The price tag would be up from the $440 million Valero paid for biofuels compliance in 2015, the most it has paid to meet RFS requirements since at least 2009, according to U.S. Securities and Exchange Commission filings.

Valero spent about $334 million in the first six months of 2016 on biofuels compliance, the company said.

Elevated costs for RINs credits are one of the headwinds the company faces, said John Locke, Valero’s vice president of investor relations, on a call with investors.

The biofuels program was launched more than a decade ago to boost the use of renewables to cut greenhouse gas emissions and promote energy independence. This year’s more ambitious requirements could hurt U.S. refiners, already facing what could be their worst year since the shale boom began.

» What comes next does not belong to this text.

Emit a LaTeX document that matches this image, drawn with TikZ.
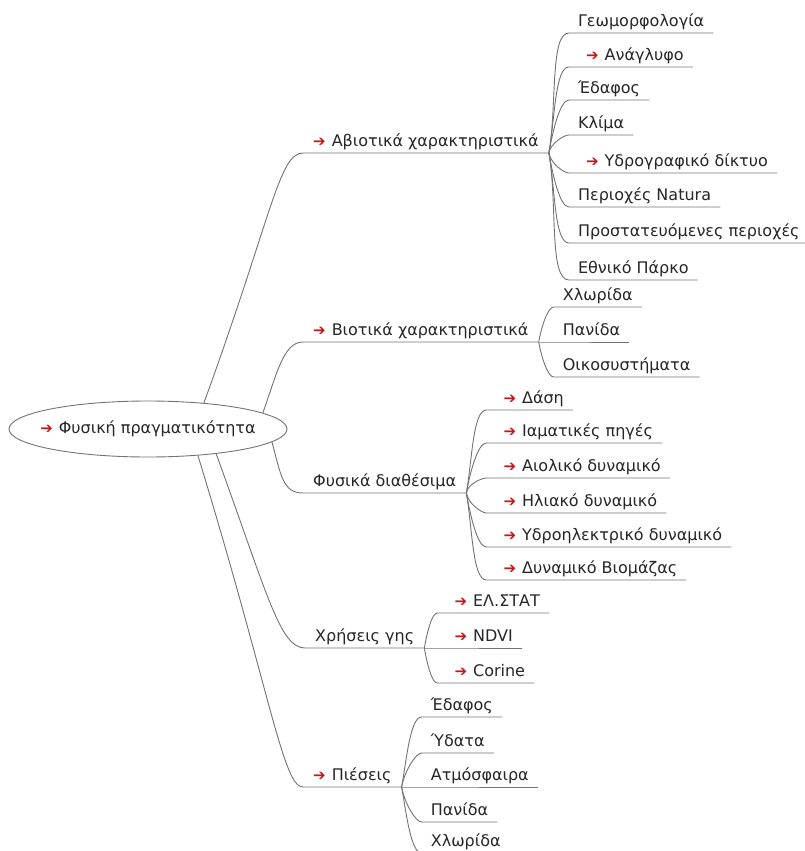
\documentclass[tikz,border=0pt]{standalone}
\usepackage{fontspec}
\setmainfont{DejaVu Sans}
\newfontfamily\symfont{DejaVu Sans}
\usetikzlibrary{shapes.geometric,calc}
\definecolor{arrowred}{RGB}{195,25,25}
\definecolor{branchgray}{RGB}{115,115,115}
\newcommand{\ra}{\textcolor{arrowred}{\symfont\fontsize{15}{18}\selectfont ➔}\hspace{6pt}}
\newcommand{\rra}{\hspace*{8pt}\ra}

\begin{document}
\begin{tikzpicture}[x=1pt, y=1pt]
\tikzset{topic/.style = {anchor=south west, inner xsep=10pt, inner ysep=2.5pt, text height=13pt, text depth=4pt, text=black!85, font=\fontsize{16}{19}\selectfont}}
\tikzset{sub/.style = {topic, inner xsep=9pt}}
\tikzset{branch/.style = {draw=branchgray, line width=0.9pt}}
\tikzset{rise/.style = {out=80, in=180, in looseness=0.4}}
\tikzset{fall/.style = {out=-80, in=180, in looseness=0.4}}
\useasboundingbox (0,0) rectangle (804,-851);

% root
\node[ellipse, draw=branchgray, line width=0.9pt, minimum width=278pt, minimum height=56pt] (root) at (148,-429) {};
\node[text=black!85, font=\fontsize{16}{19}\selectfont] (rootlabel) at (root) {\ra Φυσική πραγματικότητα};

% first level
\node[topic] (abio) at (303,-153) {\ra Αβιοτικά χαρακτηριστικά};
\node[topic] (bio) at (303,-342) {\ra Βιοτικά χαρακτηριστικά};
\node[topic] (res) at (303,-493) {Φυσικά διαθέσιμα};
\node[topic] (use) at (305,-648) {Χρήσεις γης};
\node[topic] (press) at (303,-787) {\ra Πιέσεις};
\coordinate (fabio) at (abio.south east);
\coordinate (fbio) at (bio.south east);
\coordinate (fres) at (res.south east);
\coordinate (fuse) at (use.south east);
\coordinate (fpress) at (press.south east);

\draw[branch] (root.25) .. controls +(70:200) and +(-24,0) .. (abio.south west) -- (fabio);
\draw[branch] (root.8) .. controls +(70:40) and +(-20,0) .. (bio.south west) -- (fbio);
\draw[branch] (root.-6) .. controls +(-75:35) and +(-20,0) .. (res.south west) -- (fres);
\draw[branch] (root.-20) .. controls +(-70:150) and +(-25,0) .. (use.south west) -- (fuse);
\draw[branch] (root.-28) .. controls +(-73:250) and +(-20,0) .. (press.south west) -- (fpress);

% abiotic
\node[sub] (geo) at ($(fabio |- 0,-33)+(20,0)$) {Γεωμορφολογία};
\node[sub] (relief) at ($(fabio |- 0,-67)+(20,0)$) {\rra Ανάγλυφο};
\node[sub] (soil) at ($(fabio |- 0,-100)+(20,0)$) {Έδαφος};
\node[sub] (clim) at ($(fabio |- 0,-135)+(20,0)$) {Κλίμα};
\node[sub] (hydro) at ($(fabio |- 0,-173)+(20,0)$) {\rra Υδρογραφικό δίκτυο};
\node[sub] (natura) at ($(fabio |- 0,-207)+(20,0)$) {Περιοχές Natura};
\node[sub] (prot) at ($(fabio |- 0,-243)+(20,0)$) {Προστατευόμενες περιοχές};
\node[sub] (park) at ($(fabio |- 0,-280)+(20,0)$) {Εθνικό Πάρκο};
\draw[branch] (fabio) to[rise] (geo.south west) -- (geo.south east);
\draw[branch] (fabio) to[rise] (relief.south west) -- (relief.south east);
\draw[branch] (fabio) to[rise] (soil.south west) -- (soil.south east);
\draw[branch] (fabio) to[rise] (clim.south west) -- (clim.south east);
\draw[branch] (fabio) to[fall] (hydro.south west) -- (hydro.south east);
\draw[branch] (fabio) to[fall] (natura.south west) -- (natura.south east);
\draw[branch] (fabio) to[fall] (prot.south west) -- (prot.south east);
\draw[branch] (fabio) to[fall] (park.south west) -- (park.south east);

% biotic
\node[sub] (flora) at ($(fbio |- 0,-307)+(15,0)$) {Χλωρίδα};
\node[sub] (fauna) at ($(fbio |- 0,-342)+(15,0)$) {Πανίδα};
\node[sub] (eco) at ($(fbio |- 0,-377)+(15,0)$) {Οικοσυστήματα};
\draw[branch] (fbio) to[rise] (flora.south west) -- (flora.south east);
\draw[branch] (fbio) -- (fauna.south west) -- (fauna.south east);
\draw[branch] (fbio) to[fall] (eco.south west) -- (eco.south east);

% resources
\node[sub] (forest) at ($(fres |- 0,-410)+(20,0)$) {\rra Δάση};
\node[sub] (springs) at ($(fres |- 0,-443)+(20,0)$) {\rra Ιαματικές πηγές};
\node[sub] (wind) at ($(fres |- 0,-478)+(20,0)$) {\rra Αιολικό δυναμικό};
\node[sub] (solar) at ($(fres |- 0,-513)+(20,0)$) {\rra Ηλιακό δυναμικό};
\node[sub] (hydel) at ($(fres |- 0,-547)+(20,0)$) {\rra Υδροηλεκτρικό δυναμικό};
\node[sub] (biomass) at ($(fres |- 0,-580)+(20,0)$) {\rra Δυναμικό Βιομάζας};
\draw[branch] (fres) to[rise] (forest.south west) -- (forest.south east);
\draw[branch] (fres) to[rise] (springs.south west) -- (springs.south east);
\draw[branch] (fres) to[rise] (wind.south west) -- (wind.south east);
\draw[branch] (fres) to[fall] (solar.south west) -- (solar.south east);
\draw[branch] (fres) to[fall] (hydel.south west) -- (hydel.south east);
\draw[branch] (fres) to[fall] (biomass.south west) -- (biomass.south east);

% land use
\node[sub] (elstat) at ($(fuse |- 0,-613)+(13,0)$) {\rra ΕΛ.ΣΤΑΤ};
\node[sub] (ndvi) at ($(fuse |- 0,-648)+(13,0)$) {\rra NDVI};
\node[sub] (corine) at ($(fuse |- 0,-683)+(13,0)$) {\rra Corine};
\draw[branch] (fuse) to[rise] (elstat.south west) -- (elstat.south east);
\draw[branch] (fuse) -- (ndvi.south west) -- (ndvi.south east);
\draw[branch] (fuse) to[fall] (corine.south west) -- (corine.south east);

% pressures
\node[sub] (psoil) at ($(fpress |- 0,-717)+(20,0)$) {Έδαφος};
\node[sub] (water) at ($(fpress |- 0,-753)+(20,0)$) {Ύδατα};
\node[sub] (air) at ($(fpress |- 0,-787)+(20,0)$) {Ατμόσφαιρα};
\node[sub] (pfauna) at ($(fpress |- 0,-822)+(20,0)$) {Πανίδα};
\node[sub] (pflora) at ($(fpress |- 0,-853)+(20,0)$) {Χλωρίδα};
\draw[branch] (fpress) to[rise] (psoil.south west) -- (psoil.south east);
\draw[branch] (fpress) to[rise] (water.south west) -- (water.south east);
\draw[branch] (fpress) -- (air.south west) -- (air.south east);
\draw[branch] (fpress) to[fall] (pfauna.south west) -- (pfauna.south east);
\draw[branch] (fpress) to[fall] (pflora.south west) -- (pflora.south east);
\end{tikzpicture}
\end{document}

That puts expected second-half costs at as much as $516 million, nearly matching the $517 million it spent for all of 2013, when RIN prices surpassed a record of $1.40 apiece. The current price is around 96 cents.

Prices of RINs have been rising since regulators set annual targets in May for the amount of biofuels including ethanol required to blend with gasoline and diesel and as worries have mounted of tightening inventories.

“If I’m a refiner with a lot of gasoline and distillate production, why wouldn’t I be concerned about rising RIN prices? The conditions are there for them to (rise),” said Timothy Cheung, vice president at ClearView Energy Partners in Washington. He estimated that RIN prices could rise another 25 percent by year-end.

Valero and companies such as Delta Air Lines Inc, which owns a refinery, are stepping up their push to get regulators to tweak the program to shift onus to comply further downstream.